今年に入ってからというもの、自分の写真展で精一杯で他の写真展に行ったり写真集を買うということはほとんどなかった。
時間的にどうこうというより、人の写真が見たくなくなるのだ。
納品も終わりようやく解禁というわけではないが、写真展を見に行こうという欲が湧いてきた。
手始めに野口里佳を見ようと国立新美術館に行った。乃木坂の6番出口は美術館と直結している。
改札を出たら無情にも「本日は休館です」とあった。火曜日が定休なのだ。知らなかったあ。公的なものは月曜休だとばかり思い込んでいた。

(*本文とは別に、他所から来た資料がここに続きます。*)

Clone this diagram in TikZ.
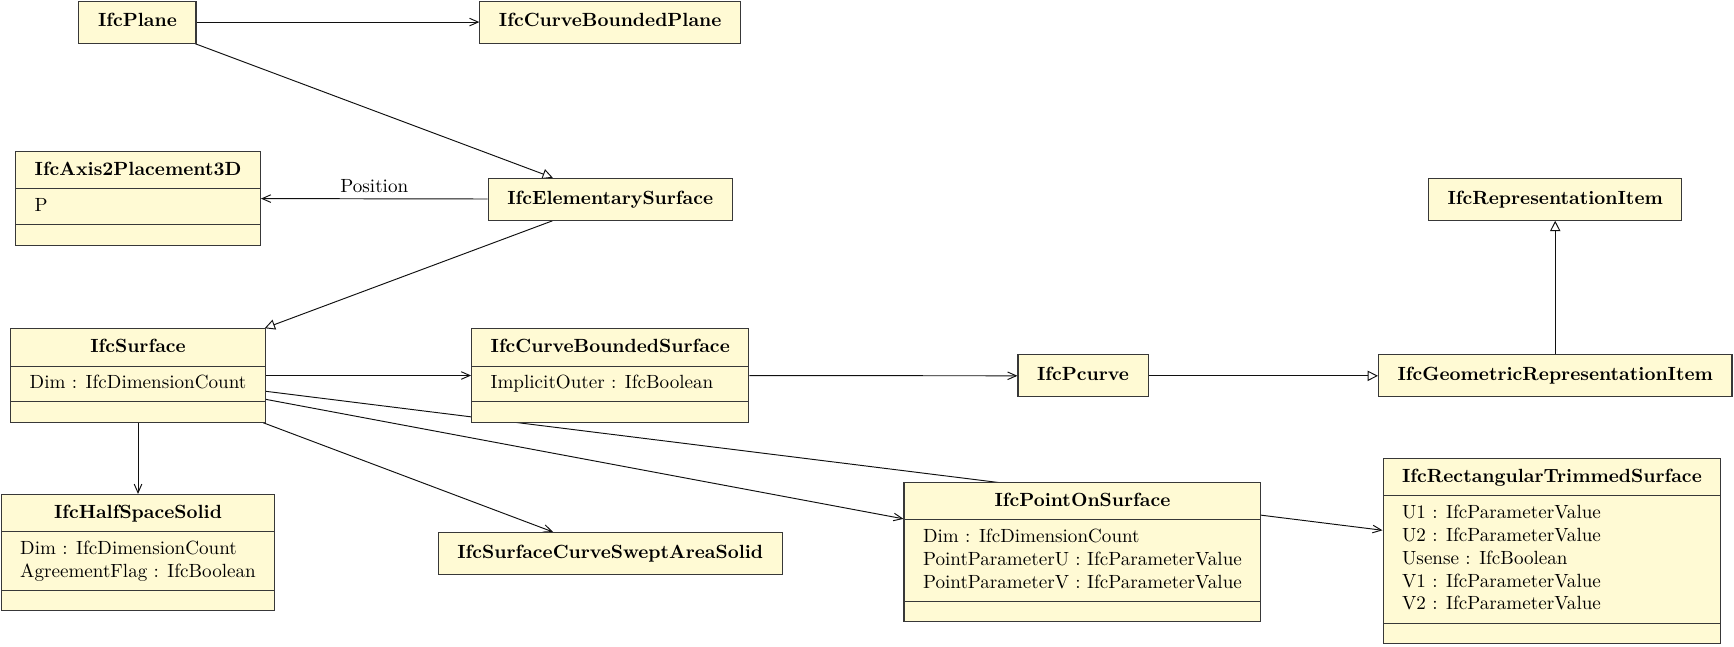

乃木坂から新宿へ戻り、プレイスMや蒼穹舎、ルーニィを回る。蒼穹舎では写真集を購入。あれもこれも欲しくて抑えるのが大変。
鈴木龍一郎「Druk」 吉行耕平「The Park」村越としや「草をふむ音」
吉行耕平の写真集の初版本は以前パリの美術館でショーケースに入って「Recommend」として展示してあった。

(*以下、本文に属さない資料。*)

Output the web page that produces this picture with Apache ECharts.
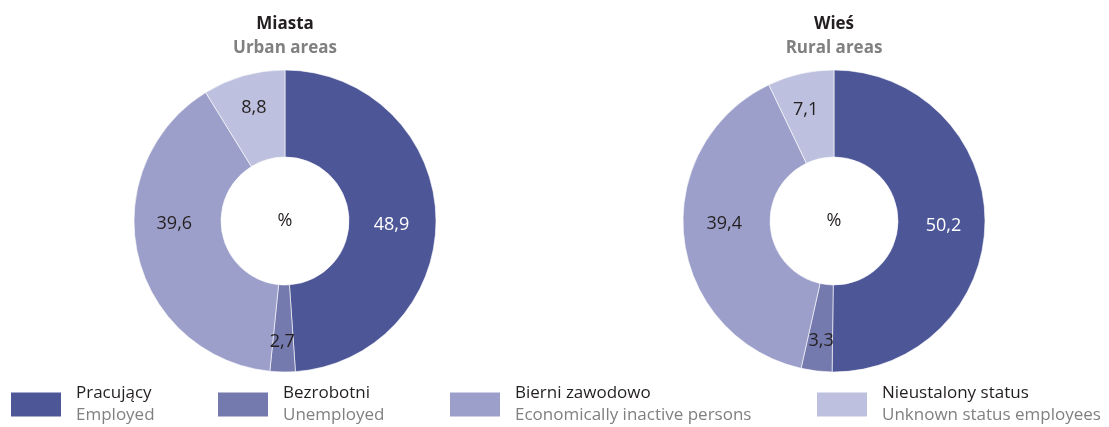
<!DOCTYPE html>
<html>
<head>
<meta charset="utf-8">
<script src="https://cdn.jsdelivr.net/npm/echarts@6/dist/echarts.min.js"></script>
<style>
html,body{margin:0;padding:0;background:#fff;}
#chart{width:1109px;height:427px;}
</style>
</head>
<body>
<div id="chart"></div>
<script>
// ---- data ----
const categoriesPL = ['Pracujący', 'Bezrobotni', 'Bierni zawodowo', 'Nieustalony status'];
const categoriesEN = ['Employed', 'Unemployed', 'Economically inactive persons', 'Unknown status employees'];
const urbanValues = [48.9, 2.7, 39.6, 8.8];
const ruralValues = [50.2, 3.3, 39.4, 7.1];
const titlesPL = ['Miasta', 'Wieś'];
const titlesEN = ['Urban areas', 'Rural areas'];

// ---- style ----
const colors = ['#4d5798', '#7479ae', '#9c9fc9', '#bdc0de'];
const labelColors = ['#ffffff', '#231f20', '#231f20', '#231f20'];
const urbanLabelOffsets = [[-4, 8], [-1, 10], [-3, -22], [-1, -7]];
const ruralLabelOffsets = [[-1, 4], [0, 10], [0, -10], [-4, -3]];
const FONT = '"Open Sans", "Noto Sans", sans-serif';
const DARK = '#231f20';
const GREY = '#808080';

function buildData(values, offsets) {
  return values.map((v, i) => ({
    name: categoriesPL[i],
    value: v,
    itemStyle: { color: colors[i] },
    label: { color: labelColors[i], offset: offsets[i] }
  }));
}

function pieSeries(values, offsets, cx) {
  return {
    type: 'pie',
    center: [cx, 221],
    radius: [64, 151],
    startAngle: 90,
    clockwise: true,
    avoidLabelOverlap: false,
    silent: true,
    itemStyle: { borderColor: '#ffffff', borderWidth: 0.6 },
    label: {
      show: true,
      position: 'inside',
      fontFamily: FONT,
      fontSize: 18,
      formatter: p => String(p.value).replace('.', ',')
    },
    labelLine: { show: false },
    data: buildData(values, offsets)
  };
}

const centers = [285, 834];
const legendLefts = [9, 216, 448, 815];

const titles = [];
centers.forEach((cx, i) => {
  titles.push({
    text: titlesPL[i],
    subtext: titlesEN[i],
    left: cx,
    top: 13,
    textAlign: 'center',
    itemGap: 2,
    padding: 0,
    textStyle: { fontFamily: FONT, fontSize: 17, fontWeight: 'bold', color: DARK, lineHeight: 22 },
    subtextStyle: { fontFamily: FONT, fontSize: 17, fontWeight: 'bold', color: GREY, lineHeight: 22 }
  });
  titles.push({
    text: '%',
    left: cx,
    top: 210,
    textAlign: 'center',
    padding: 0,
    textStyle: { fontFamily: FONT, fontSize: 18, fontWeight: 'normal', color: DARK, lineHeight: 22 }
  });
});

const legends = categoriesPL.map((name, i) => ({
  data: [name],
  left: legendLefts[i],
  top: 385,
  padding: 0,
  orient: 'horizontal',
  icon: 'rect',
  itemWidth: 52,
  itemHeight: 26,
  selectedMode: false,
  formatter: n => '{a|' + n + '}\n{b|' + categoriesEN[i] + '}',
  textStyle: {
    fontFamily: FONT,
    rich: {
      a: { fontFamily: FONT, fontSize: 17, color: DARK, lineHeight: 22, padding: [0, 0, 0, 9] },
      b: { fontFamily: FONT, fontSize: 17, color: GREY, lineHeight: 22, padding: [0, 0, 0, 9] }
    }
  }
}));

const chart = echarts.init(document.getElementById('chart'), null, { renderer: 'canvas' });
chart.setOption({
  backgroundColor: '#ffffff',
  animation: false,
  title: titles,
  legend: legends,
  series: [
    pieSeries(urbanValues, urbanLabelOffsets, centers[0]),
    pieSeries(ruralValues, ruralLabelOffsets, centers[1])
  ]
});
</script>
</body>
</html>
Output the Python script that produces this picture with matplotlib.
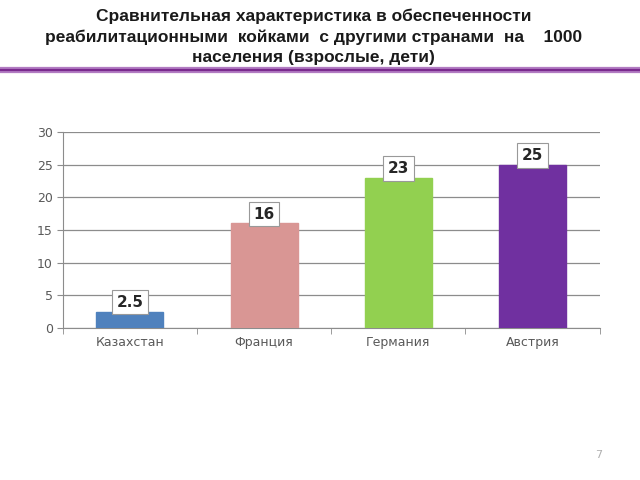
import numpy as np
import matplotlib.pyplot as plt
from matplotlib.lines import Line2D

countries = ['Казахстан', 'Франция', 'Германия', 'Австрия']
beds = [2.5, 16, 23, 25]
labels = ['2.5', '16', '23', '25']
colors = ['#4F81BD', '#D99694', '#92D050', '#7030A0']
yticks = [0, 5, 10, 15, 20, 25, 30]

title = ('Сравнительная характеристика в обеспеченности\n'
         'реабилитационными  койками  с другими странами  на    1000\n'
         'населения (взрослые, дети)')

fig = plt.figure(figsize=(6.4, 4.8), dpi=100)
fig.text(0.49, 0.982, title, ha='center', va='top', fontsize=12.5,
         fontweight='bold', family='Liberation Sans', linespacing=1.44,
         color='#1a1a1a')

# purple separator under the title
fig.add_artist(Line2D([0, 1], [0.855, 0.855], color='#B27CC2', lw=4.5,
                      transform=fig.transFigure))
fig.add_artist(Line2D([0, 1], [0.855, 0.855], color='#7A2A8E', lw=1.6,
                      transform=fig.transFigure))

ax = fig.add_axes([0.098, 0.317, 0.839, 0.408])
x = np.arange(len(countries))
ax.bar(x, beds, width=0.5, color=colors, edgecolor=colors, zorder=3)

for xi, v, lab in zip(x, beds, labels):
    ax.annotate(lab, (xi, v), xytext=(0, 1.2), textcoords='offset points',
                ha='center', va='bottom', fontsize=11, fontweight='bold',
                color='#262626',
                bbox=dict(boxstyle='square,pad=0.3', fc='white', ec='#999999',
                          lw=0.8), zorder=5)

ax.set_xlim(-0.5, len(countries) - 0.5)
ax.set_ylim(0, 30)
ax.set_yticks(yticks)
ax.yaxis.grid(True, color='#8c8c8c', lw=0.9, zorder=0)
ax.set_xticks(x)
ax.set_xticklabels(countries)
ax.set_xticks(np.arange(-0.5, len(countries)), minor=True)
ax.tick_params(axis='x', which='major', length=0, labelsize=9,
               labelcolor='#595959', pad=6)
ax.tick_params(axis='x', which='minor', length=4, color='#8c8c8c')
ax.tick_params(axis='y', length=4, color='#8c8c8c', labelsize=9,
               labelcolor='#595959', pad=3)
for s in ['top', 'right']:
    ax.spines[s].set_visible(False)
for s in ['left', 'bottom']:
    ax.spines[s].set_color('#8c8c8c')

fig.text(0.935, 0.045, '7', fontsize=8, color='#b0b0b0', ha='center')

fig.savefig('out.png', dpi=100)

村越としやは名前は知らなかったが617で撮られた写真が実に地味でいい。なんでもない風景をなんでもなく撮っている。こんな地味なことができるのはすごい才能。まだ20歳代の写真家らしい。オリジナルのプリントを見てみた。多分相当きれいなはず。
夜の7時からはギャラリートーテムポールで写真家百々 新トークショーがあった。相手役は映画監督川瀬直美。
会場で1999年に出版されている百々 新「上海の流儀」を購入。Moleから出版されている。
写真展はカスピ海沿岸の国を撮影したものだ。http://tppg.jp/
トークショーはあっちこち飛びながらも制作の本質的なものを二人で語っていくものだった。僕は川瀬直美の言葉を聞いていて手のひらがぐっしょりと汗ばんできたのを感じた。会場の暑さのせいでは説明がつかないほどの汗だ。
さっぱりした。ふたりの言葉はすごく腑に落ちた。
阿佐ヶ谷の駅で降りて、一杯飲み屋で生ビールと焼き鳥を数本注文し写真集を広げる。
たまにはひとりで飲むのもいい感じだ。